Up until 1979 Sinebjerg Field Barn served as a tool shed for farm equipment. Since then, the building has only been used for a period of a few years by the local hunters’ association.
The Field Barn Sinebjerg Society
In February 2018, the owner of the field barn, Niels Erik Præstekær, sold the building for 1 krone to the Field Barn Sinebjerg Society, which was founded by a group of local enthusiasts.
In collaboration with Geopark The South Fyn Archipelago, the Society ensured the necessary funding for restoring the field barn to its original condition with oak half-timbering, a thatched roof and cleaned original Flensborg bricks.
Beginning in the summer of 2021, Sinebjerg Field Barn once again serves as a small house in a field where people can eat, rest, and seek shelter from the elements.
The interests and care of the field barn are handled by the Field Barn Sinebjerg Society.
The Restotation of Field Barn
The Restoration of Sinebjerg Field Barn
In the years 2018-2021, the Field Barn Sinebjerg Society, in collaboration with the office of Geopark The South Fyn Archipelago,, restored Sinebjerg Field Barn to its original state and appearance.
The robust original building materials, such as the Flensborg bricks, the stone foundation, and various hand forged rivets and furnishings, have been reused, while those that had deteriorated have been replaced. This includes the seasoned oak timber, the doorways, the reeds, and the ridge of the roof made from eelgrass from Sinebjerg Beach.

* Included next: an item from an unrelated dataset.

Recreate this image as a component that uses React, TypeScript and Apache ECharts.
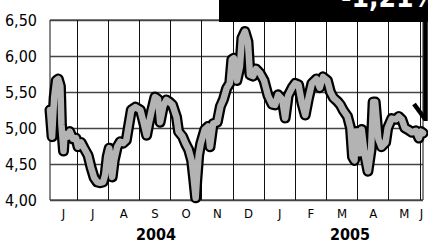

Sinebjerg Field Barn is 31 square metres. It is now used as a lunch and break room on Horne Land in Geopark The South Fyn Archipelago, where visitors can enjoy their food, obtain information, and rest while enjoying the calm surroundings and the beautiful view.

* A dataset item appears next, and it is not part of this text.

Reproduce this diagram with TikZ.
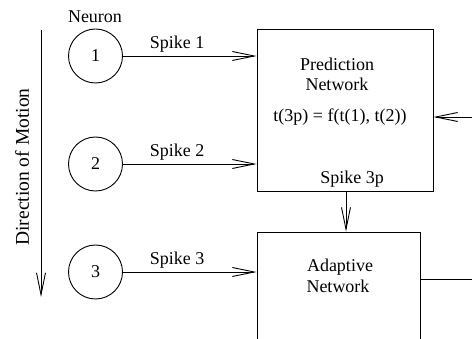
\documentclass[tikz,border=0pt]{standalone}
\usepackage{fontspec}
\setmainfont{Liberation Serif}
\usetikzlibrary{arrows.meta}
\begin{document}
\begin{tikzpicture}[x=1pt,y=-1pt,
  every node/.style={font=\fontsize{18}{21}\selectfont, inner sep=0pt},
  neuron/.style={draw, circle, minimum size=54pt, line width=0.9pt},
  netbox/.style={draw, rectangle, line width=0.9pt},
  conn/.style={line width=0.9pt, -{Straight Barb[length=22pt,width=9pt,line width=0.9pt]}},
  plain/.style={line width=0.9pt}]
\useasboundingbox (0,0) rectangle (472,339);
\clip (0,0) rectangle (472,339);
\node[neuron] (n1) at (95.5,56) {1};
\node[neuron] (n2) at (95.5,164) {2};
\node[neuron] (n3) at (95.5,272) {3};
\node (neuronlbl) at (95,17) {Neuron};
\node[netbox, minimum width=176pt, minimum height=162pt] (pred) at (345,110) {};
\node[netbox, minimum width=163pt, minimum height=140pt] (adapt) at (338.5,302) {};
\node (predt1) at (337,64) {Prediction};
\node (predt2) at (337,84) {Network};
\node (formula) at (340,117) {t(3p) = f(t(1), t(2))};
\node (sp3p) at (352,179) {Spike 3p};
\node (adt1) at (340,267) {Adaptive};
\node (adt2) at (338,286) {Network};
\node (s1) at (177,44) {Spike 1};
\node (s2) at (177,152) {Spike 2};
\node (s3) at (177,260) {Spike 3};
\draw[conn] (n1.east) -- (pred.west |- n1.east);
\draw[conn] (n2.east) -- (pred.west |- n2.east);
\draw[conn] (n3.east) -- (adapt.west |- n3.east);
\coordinate (fbin) at (472,117);
\coordinate (adout) at (472,279);
\draw[conn] (fbin) -- (pred.east |- fbin);
\draw[plain] (adapt.east |- adout) -- (adout);
\coordinate (p3) at (346,191);
\draw[conn] (p3) -- (adapt.north -| p3);
\coordinate (dtop) at (41,30);
\coordinate (dbot) at (41,297);
\draw[conn] (dtop) -- (dbot);
\node[rotate=90, font=\fontsize{19.5}{22}\selectfont] (dir) at (22,167) {Direction of Motion};
\end{tikzpicture}
\end{document}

The former owner of the field barn, Niels Erik Præstekær, relates:
“I remember the field barn having a thatched, high-pitched, hipped roof, and the south facing part of the roof being in very bad condition. Towards the end of the 1950s, my grandfather and the farmhands removed the roof. They laid a new low-pitched roof and installed asbestos cement sheets. I wasn’t impressed, but the decision was most likely made due to costs and the fashion of the time.
I few years ago, the dilapidated field barn was hit by a hay baler from a farm equipment rental company, and most of the west wall was torn down. We reinforced the building, so it didn’t collapse, and I had to make a choice. Either the field barn was demolished, or it had to undergo a thorough restoration.
My good colleague Finn Schaarup nudged me, thinking that the building should be restored to its original state. We found some old pictures. Finn did a wonderful preliminary sketch. Then all my doubts vanished. I had to get started!”
1. First, the roof was taken down.
2. Then, the Flensborg bricks were removed to be cleaned.
3. During the cleaning of the Flensborg bricks, it was discovered that there was a layer of soot underneath the inner layer of plaster. This indicates that the bricks were taken from a chimney and were thus already recycled when the field barn was first built. Potential odours and discolouration from the soot would not have mattered in a field barn.
4. The original hewn stone foundation (made from natural rock with no concrete) is straightened.
5. Topping out ceremony May 28, 2021.
6. Almost the entirety of the north wall is made up of timber from the original barn.
7. Now, the reed thatching can begin.
8. Rocks are put in place.
9. And today, the field barn stands as it did originally, but serves a new purpose as a lunchroom for the public.